La scena di questi giorni è una specie di confronto-scontro, di cui nella memoria collettiva resta una figura impappinata che alza l’indice in tono perentorio, accusatorio, didascalico e minacciosamente vendicativo, ma per i toni patetici, fa quasi rimpiangere il pugno chiuso dei trinariciuti di Guareschi o l’indice di un Bossi, dai tratti poco fini.

Fini sembra non aver capito che il secolarismo lo ha travolto prima e, in un ritorno berlusconinano a un principio di autorità e organicità, lo ha addirittura cancellato poi. Berlusconi e Fini hanno in comune un ritorno al principio di autorità, ma il punto di un vertici è geometricamente unico e può essere anche solo temporaneo.
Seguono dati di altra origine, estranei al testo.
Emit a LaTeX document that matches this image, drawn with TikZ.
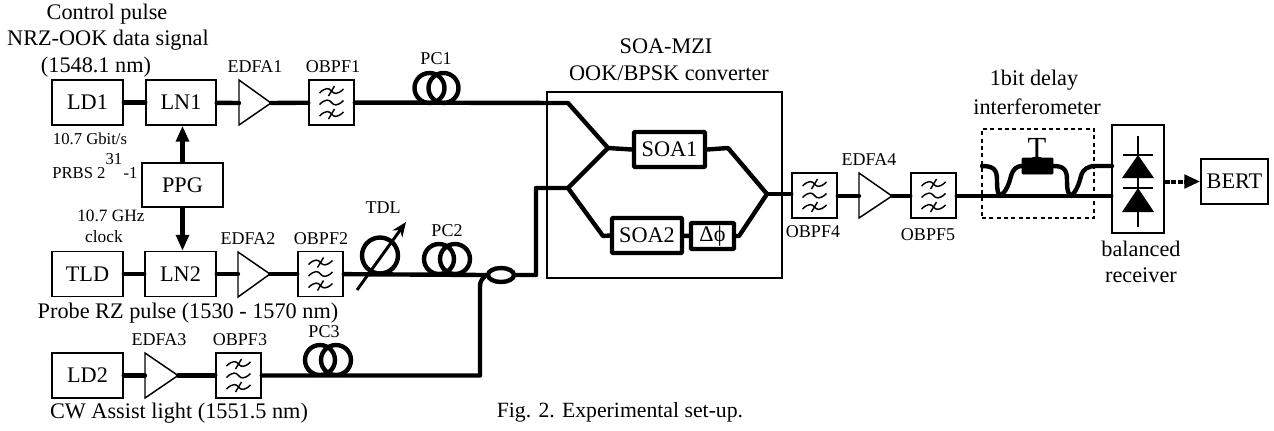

Sparito il decisionista, il sistema cesserà di essere unitario e il secolarismo disgregatore tornerà a essere vincitore. Berlusconi lo sa e, forse, anche Bossi. Fini no e non gli giovano applausi ingannevoli e ipocriti della sinistra sconfitta, che, seppur dopo gli altri partiti, sta provando sulla propria pelle la caduta dei principi di autorità e centralità.

I media si chiedono Fini se si avvarrà della sua carica istituzionale per mettere in crisi l’avversario di partito. In un primo tempo può darsi, ma poi dovrà arrendersi, perché il presidente non è la Camera, ma solo un direttore d’orchestra. Viene in mente lo spettacolo pietoso dell’ormai sordo Beethoven, che non si accorgeva che l’orchestra stava suonando senza seguire la sua bacchetta direttoriale. Ma Fini non è Beethoven e non meriterebbe  certo la pietà dovuta ai geni. Soprattutto il Fini non ha capito che in politica i voti si contano e non, come proclamava Cuccia, si pesano e i numeri danno ragione a Berlusconi e a Bossi, piaccia o no.

D’altra parte, se i numeri non contassero, saremmo alla esautorazione totale della maggioranza del popolo, che già dimostra insofferenza, come dicono le più ridotte affluenze alle urne.

Ora, da uomo della strada, o del popolo se più piace, auspico per il bene del Paese che, comunque vadano le cose, si risolva tutto al più presto e chi vince o ha vinto sia in sella e chi perde, se non vuol fare lo stalliere, vada a casa.

La conclusione è però interlocutoria, perché il secolarismo devasta gerarchie, valori e consolidate istituzioni. È urgente sostituire le regole della attuale democrazia, che è solo un fascio di contraddizioni.